Overseas clearing houses that clear forint swaps say they are closely monitoring the effect of the central bank's actions on their forint curves. A spokesman at CME, which clears forint swaps out to 11 years, said the impact should be positive. "This will hopefully increase liquidity in additional tenors, which should be good for the market," he said.
The Central Bank of Hungary initiated LIRS to compensate for the gradual phasing out of its near-three-year 'funding for growth' monetary easing scheme. It is expected that the swaps tender and other measures will increase lending to SMEs by 250-400 billion forint, according to a spokesman for the bank.
The initial allocation in January was set at 200 billion forint and was oversubscribed threefold as a result of "extremely intensive interest" in the facility, says the spokesman. The central bank intends to allocate a total of 1 trillion forint to the facility this year, though the spokesman adds that it expects the bulk of the demand to have been fulfilled in the first two tenders.
Regarding the impact of the scheme on the forint swaps curve, the spokesman says the drop in the bid rate was "limited". He adds that the central bank "constantly monitors forint interest rate swap market movements" and expects "no more substantial market volatility" in the wake of future LIRS tenders.
Dealers participating in the LIRS initiative are deploying the proceeds in a number of ways, says Attila Behan, head of trading at K&H Bank in Budapest. "The asset-liability desks at the commercial banks either sit on this position, or buy some government bonds to create an asset swap spread between the interest rate swap and bond, or close some part of this interest rate swap against the market," he says.
Yields have been pushed down and this will be a lasting phenomenon
Zoltan Torok, Raiffeisen Bank
Yields on three- and five-year Hungarian government bonds fell 10bp on January 29 as LIRS dealers piled into the instruments. The Central Bank of Hungary is said to be keen to boost banks' holdings of sovereign debt after foreign investors fled the market last year. Non-resident holdings of Hungarian sovereign bonds fell almost 25% from January 2015 to January 2014 according to AKK, Hungary's government debt management agency, meaning local banks will have to increase their appetite for the junk-rated paper if state funding targets are to be met.
The movement in the forint curve in the days immediately following the first tender suggest dealers are using their boosted interest rate swap inventories to compete aggressively on pricing fixed-for-floating swaps.
"I see no reason why anyone should sell fixed interest rate swaps below 1.35% because the floater is not going to go any lower than the 1.35% we are at right now. Bubor is pegged to the base rate of the central bank, which is at 1.35%, and the central bank cannot do much to move the Bubor from 1.35% artificially or naturally. I don't see what monetary tools could be used for that unless they decrease the base rate or introduce further measures regarding the three-month deposit system," says Behan.
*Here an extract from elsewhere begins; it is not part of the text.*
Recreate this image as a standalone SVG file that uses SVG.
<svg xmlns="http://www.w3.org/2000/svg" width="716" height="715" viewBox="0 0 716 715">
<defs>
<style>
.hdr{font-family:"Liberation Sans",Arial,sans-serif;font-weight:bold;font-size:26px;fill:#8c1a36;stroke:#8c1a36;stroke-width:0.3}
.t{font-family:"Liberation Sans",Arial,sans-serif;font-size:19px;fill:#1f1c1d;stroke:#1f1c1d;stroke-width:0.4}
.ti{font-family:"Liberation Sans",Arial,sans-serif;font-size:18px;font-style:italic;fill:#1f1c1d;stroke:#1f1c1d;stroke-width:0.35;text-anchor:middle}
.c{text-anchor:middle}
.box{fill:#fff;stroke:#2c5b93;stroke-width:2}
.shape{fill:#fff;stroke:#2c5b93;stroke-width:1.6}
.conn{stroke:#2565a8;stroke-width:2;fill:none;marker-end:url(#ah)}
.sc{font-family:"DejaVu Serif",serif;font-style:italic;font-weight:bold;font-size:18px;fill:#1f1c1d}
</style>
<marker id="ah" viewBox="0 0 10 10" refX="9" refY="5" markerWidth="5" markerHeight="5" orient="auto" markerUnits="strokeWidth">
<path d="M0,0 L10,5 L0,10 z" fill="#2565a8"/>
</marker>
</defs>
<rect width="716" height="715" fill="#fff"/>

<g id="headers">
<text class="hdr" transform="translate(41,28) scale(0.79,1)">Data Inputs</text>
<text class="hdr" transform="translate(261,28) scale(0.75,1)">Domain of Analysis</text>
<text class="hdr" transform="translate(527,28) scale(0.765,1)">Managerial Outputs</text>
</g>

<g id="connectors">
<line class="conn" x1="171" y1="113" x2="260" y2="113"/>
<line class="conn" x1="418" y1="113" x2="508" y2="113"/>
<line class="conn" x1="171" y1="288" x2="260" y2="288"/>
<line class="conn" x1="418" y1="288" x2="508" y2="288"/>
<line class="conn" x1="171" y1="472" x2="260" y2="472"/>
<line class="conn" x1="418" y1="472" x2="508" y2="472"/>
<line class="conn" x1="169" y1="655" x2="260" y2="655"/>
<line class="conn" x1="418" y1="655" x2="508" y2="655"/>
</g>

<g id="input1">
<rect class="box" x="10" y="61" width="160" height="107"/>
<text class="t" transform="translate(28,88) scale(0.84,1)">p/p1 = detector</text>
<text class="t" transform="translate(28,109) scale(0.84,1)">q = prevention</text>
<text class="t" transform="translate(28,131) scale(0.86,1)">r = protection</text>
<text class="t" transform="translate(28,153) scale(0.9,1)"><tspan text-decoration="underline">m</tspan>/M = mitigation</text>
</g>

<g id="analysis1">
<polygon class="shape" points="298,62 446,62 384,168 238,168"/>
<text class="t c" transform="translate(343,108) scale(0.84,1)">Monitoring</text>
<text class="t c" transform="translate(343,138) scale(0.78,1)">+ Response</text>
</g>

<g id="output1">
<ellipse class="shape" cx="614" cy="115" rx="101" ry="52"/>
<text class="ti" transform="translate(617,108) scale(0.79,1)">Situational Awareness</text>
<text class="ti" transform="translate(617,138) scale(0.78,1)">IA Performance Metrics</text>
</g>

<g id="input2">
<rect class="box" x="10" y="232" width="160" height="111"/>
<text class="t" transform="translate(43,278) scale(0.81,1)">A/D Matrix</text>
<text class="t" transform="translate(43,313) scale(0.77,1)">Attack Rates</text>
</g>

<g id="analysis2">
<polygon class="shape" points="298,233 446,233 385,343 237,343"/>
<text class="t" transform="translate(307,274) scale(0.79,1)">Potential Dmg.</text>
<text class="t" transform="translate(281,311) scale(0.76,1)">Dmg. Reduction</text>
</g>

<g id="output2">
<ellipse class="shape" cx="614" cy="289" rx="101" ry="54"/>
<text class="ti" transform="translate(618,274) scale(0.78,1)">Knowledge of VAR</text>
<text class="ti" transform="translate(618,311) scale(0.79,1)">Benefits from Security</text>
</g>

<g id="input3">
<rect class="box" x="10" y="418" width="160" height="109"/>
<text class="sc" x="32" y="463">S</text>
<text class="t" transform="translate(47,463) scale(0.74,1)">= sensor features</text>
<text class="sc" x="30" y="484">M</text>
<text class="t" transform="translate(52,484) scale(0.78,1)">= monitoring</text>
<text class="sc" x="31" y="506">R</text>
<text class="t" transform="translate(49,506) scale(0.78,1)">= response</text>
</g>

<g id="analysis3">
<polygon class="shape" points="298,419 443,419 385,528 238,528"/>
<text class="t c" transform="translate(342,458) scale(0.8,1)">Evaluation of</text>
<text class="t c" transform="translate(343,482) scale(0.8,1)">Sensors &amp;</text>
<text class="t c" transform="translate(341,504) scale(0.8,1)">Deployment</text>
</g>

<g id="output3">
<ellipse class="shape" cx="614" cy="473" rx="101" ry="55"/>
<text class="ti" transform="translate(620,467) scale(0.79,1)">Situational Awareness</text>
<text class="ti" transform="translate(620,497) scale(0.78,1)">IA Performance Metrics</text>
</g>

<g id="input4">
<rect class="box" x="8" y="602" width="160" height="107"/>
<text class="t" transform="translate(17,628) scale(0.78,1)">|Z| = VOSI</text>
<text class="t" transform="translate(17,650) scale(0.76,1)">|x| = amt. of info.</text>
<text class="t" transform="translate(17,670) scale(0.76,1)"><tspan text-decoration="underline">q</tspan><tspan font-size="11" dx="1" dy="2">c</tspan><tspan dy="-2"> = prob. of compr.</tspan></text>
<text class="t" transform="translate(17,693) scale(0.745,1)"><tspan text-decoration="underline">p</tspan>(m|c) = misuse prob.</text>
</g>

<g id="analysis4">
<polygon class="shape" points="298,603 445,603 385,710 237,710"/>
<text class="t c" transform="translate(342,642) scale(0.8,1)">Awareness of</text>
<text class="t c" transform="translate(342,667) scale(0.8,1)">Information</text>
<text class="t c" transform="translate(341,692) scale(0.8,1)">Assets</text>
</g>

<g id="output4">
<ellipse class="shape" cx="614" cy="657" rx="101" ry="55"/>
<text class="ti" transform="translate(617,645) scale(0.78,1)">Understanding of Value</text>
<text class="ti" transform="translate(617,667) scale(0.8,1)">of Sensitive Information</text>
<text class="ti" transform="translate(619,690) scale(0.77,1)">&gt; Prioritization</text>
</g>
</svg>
Others argue the central bank's programme will bolster liquidity in the forint swaps market across longer maturities and minimise sharp variations in pricing.
"Traders say liquidity is always narrow in these markets. In my view, the LIRS programme will stabilise interest rate swap rates in the market, so when there is turmoil in international markets they would not jump around as much as they would without it," says Gergely Ürmössy, chief economist at Erste Bank in Budapest.
A research note from Citi published on January 28 suggested that if the global inflationary outlook shifts, the LIRS programme could help keep monetary conditions in Hungary loose by acting as a disincentive for the central bank to hike base rates. Raising rates would increase the spread between the fixed and floating legs of the swaps issued under LIRS, eating into the central bank's profit-and-loss account.
"Extending the tenors and the size [of LIRS] may be a risky strategy as the build-up of these positions would act as a disincentive to the Central Bank of Hungary to hike rates when inflation picks up. [But] this is not a concern in a global disinflationary environment, so risks seem to be manageable on the three-year horizon," says Eszter Gargyan, an economist at Citi Research in Budapest.